Available data >>
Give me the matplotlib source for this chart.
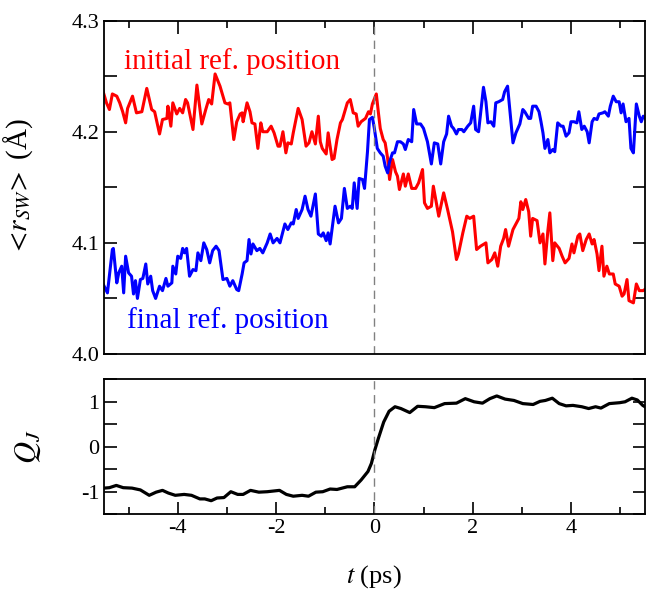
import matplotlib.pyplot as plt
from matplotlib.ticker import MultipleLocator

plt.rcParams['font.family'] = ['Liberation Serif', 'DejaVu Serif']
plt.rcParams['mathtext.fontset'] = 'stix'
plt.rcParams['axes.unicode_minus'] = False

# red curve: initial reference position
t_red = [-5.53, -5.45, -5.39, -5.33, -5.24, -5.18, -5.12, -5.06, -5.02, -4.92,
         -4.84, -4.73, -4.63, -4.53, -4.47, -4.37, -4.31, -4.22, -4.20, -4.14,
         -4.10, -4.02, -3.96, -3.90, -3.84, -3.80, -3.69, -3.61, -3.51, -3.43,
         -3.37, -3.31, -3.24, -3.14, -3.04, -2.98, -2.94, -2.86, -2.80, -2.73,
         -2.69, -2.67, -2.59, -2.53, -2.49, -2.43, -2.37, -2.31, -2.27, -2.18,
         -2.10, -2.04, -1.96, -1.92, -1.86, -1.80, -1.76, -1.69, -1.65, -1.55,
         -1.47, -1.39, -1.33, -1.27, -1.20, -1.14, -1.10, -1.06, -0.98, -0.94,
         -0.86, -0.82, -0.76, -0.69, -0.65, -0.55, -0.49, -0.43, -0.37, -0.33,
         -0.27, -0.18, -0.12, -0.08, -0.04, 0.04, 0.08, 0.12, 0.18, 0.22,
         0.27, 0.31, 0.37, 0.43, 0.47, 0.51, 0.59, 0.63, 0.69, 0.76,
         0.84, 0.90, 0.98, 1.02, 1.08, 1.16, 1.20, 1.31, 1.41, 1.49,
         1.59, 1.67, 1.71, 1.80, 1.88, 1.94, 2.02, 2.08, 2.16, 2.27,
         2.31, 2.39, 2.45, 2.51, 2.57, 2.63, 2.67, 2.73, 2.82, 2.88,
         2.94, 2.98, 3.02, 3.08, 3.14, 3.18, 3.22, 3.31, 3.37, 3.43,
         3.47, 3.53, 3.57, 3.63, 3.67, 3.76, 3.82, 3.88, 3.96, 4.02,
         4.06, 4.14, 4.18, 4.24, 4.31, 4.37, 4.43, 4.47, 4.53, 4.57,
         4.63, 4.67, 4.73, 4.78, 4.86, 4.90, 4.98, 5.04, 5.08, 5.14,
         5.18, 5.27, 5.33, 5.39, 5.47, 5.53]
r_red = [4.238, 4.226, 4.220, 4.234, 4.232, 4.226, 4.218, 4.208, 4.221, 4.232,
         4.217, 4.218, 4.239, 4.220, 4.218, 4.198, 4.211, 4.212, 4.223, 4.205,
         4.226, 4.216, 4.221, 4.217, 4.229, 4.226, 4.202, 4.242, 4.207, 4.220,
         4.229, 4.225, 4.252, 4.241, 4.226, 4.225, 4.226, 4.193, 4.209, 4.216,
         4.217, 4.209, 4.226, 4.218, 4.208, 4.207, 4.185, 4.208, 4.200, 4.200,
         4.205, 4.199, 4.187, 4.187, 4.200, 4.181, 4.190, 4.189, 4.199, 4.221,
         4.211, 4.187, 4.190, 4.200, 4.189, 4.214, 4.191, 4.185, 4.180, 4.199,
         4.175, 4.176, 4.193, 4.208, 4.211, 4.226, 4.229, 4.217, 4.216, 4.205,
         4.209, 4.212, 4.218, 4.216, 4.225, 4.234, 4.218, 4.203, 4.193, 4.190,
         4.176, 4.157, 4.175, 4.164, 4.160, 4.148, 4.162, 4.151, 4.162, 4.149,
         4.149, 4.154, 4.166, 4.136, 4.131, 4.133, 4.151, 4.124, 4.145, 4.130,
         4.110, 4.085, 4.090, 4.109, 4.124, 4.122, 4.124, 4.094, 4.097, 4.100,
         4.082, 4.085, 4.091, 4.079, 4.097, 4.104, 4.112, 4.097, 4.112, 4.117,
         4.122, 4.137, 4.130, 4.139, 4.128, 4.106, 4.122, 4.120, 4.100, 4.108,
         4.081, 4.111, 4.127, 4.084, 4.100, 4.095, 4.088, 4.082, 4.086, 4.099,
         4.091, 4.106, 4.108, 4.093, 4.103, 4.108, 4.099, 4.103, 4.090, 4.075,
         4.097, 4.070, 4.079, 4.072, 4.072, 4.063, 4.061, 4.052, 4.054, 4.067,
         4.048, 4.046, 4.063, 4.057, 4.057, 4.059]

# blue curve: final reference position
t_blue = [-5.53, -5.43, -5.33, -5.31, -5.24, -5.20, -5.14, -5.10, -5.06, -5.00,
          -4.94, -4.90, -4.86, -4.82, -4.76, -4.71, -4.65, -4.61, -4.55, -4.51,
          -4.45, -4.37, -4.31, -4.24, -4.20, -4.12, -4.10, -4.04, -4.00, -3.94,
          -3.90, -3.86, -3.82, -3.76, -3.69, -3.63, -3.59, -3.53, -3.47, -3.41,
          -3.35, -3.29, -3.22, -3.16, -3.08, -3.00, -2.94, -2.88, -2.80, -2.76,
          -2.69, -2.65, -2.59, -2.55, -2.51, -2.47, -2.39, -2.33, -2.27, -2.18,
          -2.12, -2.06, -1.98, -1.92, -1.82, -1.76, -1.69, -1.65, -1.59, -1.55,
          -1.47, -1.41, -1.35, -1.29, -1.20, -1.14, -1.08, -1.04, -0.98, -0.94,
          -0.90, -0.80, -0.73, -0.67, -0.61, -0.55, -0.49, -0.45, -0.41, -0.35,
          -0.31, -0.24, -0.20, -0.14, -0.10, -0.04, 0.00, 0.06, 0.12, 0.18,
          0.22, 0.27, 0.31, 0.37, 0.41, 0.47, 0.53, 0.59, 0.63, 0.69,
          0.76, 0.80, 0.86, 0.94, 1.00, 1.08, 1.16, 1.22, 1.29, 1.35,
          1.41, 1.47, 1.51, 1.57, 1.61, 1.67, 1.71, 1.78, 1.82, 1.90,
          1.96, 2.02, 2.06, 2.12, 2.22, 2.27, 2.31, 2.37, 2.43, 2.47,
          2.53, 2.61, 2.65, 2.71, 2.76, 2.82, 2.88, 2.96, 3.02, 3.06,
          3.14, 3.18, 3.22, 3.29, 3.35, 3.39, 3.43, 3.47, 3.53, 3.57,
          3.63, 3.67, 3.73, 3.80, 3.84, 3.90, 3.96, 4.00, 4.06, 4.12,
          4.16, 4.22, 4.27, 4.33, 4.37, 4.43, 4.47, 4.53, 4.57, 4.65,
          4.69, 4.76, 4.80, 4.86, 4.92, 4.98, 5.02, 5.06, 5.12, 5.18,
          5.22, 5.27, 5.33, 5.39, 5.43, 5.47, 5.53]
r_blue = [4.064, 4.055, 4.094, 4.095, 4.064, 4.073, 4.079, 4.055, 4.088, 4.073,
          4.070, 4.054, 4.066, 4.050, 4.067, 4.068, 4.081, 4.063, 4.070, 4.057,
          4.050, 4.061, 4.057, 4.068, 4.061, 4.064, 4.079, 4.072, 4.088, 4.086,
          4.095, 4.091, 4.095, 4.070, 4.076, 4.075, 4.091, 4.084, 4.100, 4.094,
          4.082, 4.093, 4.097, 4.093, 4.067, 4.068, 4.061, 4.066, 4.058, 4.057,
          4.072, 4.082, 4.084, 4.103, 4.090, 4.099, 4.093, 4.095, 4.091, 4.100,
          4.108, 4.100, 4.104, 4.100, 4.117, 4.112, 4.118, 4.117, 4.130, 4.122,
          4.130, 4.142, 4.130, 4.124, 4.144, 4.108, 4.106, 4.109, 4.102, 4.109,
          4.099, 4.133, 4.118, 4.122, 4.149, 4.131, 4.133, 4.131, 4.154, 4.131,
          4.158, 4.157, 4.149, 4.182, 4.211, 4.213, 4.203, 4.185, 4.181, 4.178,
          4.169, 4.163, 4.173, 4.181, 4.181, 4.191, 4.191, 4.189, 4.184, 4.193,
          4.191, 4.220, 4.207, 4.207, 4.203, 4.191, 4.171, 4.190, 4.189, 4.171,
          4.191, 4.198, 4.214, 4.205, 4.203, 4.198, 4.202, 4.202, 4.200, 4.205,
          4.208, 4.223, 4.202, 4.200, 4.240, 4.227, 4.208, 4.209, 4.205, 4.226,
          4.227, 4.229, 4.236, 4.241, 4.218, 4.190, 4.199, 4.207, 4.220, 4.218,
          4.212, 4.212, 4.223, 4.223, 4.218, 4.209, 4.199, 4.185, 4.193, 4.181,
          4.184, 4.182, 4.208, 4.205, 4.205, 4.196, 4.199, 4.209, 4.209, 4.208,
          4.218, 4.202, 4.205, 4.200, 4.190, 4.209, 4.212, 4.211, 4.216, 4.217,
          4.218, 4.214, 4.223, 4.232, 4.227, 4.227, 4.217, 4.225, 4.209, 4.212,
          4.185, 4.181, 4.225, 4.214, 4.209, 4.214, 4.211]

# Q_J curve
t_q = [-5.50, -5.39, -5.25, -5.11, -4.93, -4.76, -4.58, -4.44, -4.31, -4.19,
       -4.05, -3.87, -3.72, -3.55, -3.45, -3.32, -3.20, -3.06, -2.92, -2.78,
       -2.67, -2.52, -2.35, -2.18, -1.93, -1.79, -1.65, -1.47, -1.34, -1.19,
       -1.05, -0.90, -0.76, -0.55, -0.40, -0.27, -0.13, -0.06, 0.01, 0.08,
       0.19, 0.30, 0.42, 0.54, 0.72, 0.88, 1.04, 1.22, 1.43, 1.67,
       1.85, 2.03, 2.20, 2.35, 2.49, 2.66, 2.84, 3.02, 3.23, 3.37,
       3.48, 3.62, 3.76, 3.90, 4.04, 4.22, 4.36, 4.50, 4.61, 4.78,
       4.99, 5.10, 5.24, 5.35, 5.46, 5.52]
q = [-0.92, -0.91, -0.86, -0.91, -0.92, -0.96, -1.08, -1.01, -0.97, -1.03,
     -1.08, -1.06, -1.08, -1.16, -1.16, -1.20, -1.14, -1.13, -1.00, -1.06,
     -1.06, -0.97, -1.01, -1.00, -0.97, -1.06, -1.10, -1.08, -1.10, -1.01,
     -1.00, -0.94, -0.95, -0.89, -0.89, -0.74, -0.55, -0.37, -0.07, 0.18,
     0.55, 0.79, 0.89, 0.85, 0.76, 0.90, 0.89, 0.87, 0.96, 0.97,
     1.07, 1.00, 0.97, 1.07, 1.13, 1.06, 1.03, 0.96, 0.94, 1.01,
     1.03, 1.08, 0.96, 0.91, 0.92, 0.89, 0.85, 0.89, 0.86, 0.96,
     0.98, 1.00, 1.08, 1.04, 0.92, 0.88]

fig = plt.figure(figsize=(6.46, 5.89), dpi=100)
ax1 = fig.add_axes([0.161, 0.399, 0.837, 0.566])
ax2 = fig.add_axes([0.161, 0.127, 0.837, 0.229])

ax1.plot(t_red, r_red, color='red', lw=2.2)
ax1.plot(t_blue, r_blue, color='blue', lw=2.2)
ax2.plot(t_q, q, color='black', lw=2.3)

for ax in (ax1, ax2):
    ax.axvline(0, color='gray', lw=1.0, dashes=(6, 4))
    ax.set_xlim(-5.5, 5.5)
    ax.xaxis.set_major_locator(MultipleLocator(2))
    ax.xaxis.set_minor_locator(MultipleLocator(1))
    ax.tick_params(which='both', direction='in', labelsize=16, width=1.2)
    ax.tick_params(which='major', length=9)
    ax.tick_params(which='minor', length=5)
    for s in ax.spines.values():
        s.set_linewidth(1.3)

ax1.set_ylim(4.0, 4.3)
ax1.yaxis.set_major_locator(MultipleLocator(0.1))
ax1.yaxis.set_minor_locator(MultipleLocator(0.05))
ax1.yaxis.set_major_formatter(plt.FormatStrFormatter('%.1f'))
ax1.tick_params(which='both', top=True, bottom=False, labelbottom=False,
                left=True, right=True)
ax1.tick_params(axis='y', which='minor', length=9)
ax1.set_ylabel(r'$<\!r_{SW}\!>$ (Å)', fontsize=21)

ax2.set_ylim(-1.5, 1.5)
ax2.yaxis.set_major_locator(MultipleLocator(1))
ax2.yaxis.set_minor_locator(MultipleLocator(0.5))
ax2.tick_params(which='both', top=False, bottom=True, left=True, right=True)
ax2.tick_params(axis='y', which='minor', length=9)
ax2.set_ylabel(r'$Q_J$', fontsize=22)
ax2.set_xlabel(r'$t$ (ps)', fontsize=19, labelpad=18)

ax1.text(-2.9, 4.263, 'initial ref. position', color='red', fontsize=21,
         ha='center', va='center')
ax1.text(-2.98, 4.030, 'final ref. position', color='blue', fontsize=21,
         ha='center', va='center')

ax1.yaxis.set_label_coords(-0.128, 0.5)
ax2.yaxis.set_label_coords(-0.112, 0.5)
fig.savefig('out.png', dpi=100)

Aim of the task >> Your task is to return the lines above, from the first one up to and including the line containing "plt.rcParams['axes.unicode_minus'] = False", minus any pictures.

Worked solution >>
Give me the matplotlib source for this chart.
import matplotlib.pyplot as plt
from matplotlib.ticker import MultipleLocator

plt.rcParams['font.family'] = ['Liberation Serif', 'DejaVu Serif']
plt.rcParams['mathtext.fontset'] = 'stix'
plt.rcParams['axes.unicode_minus'] = False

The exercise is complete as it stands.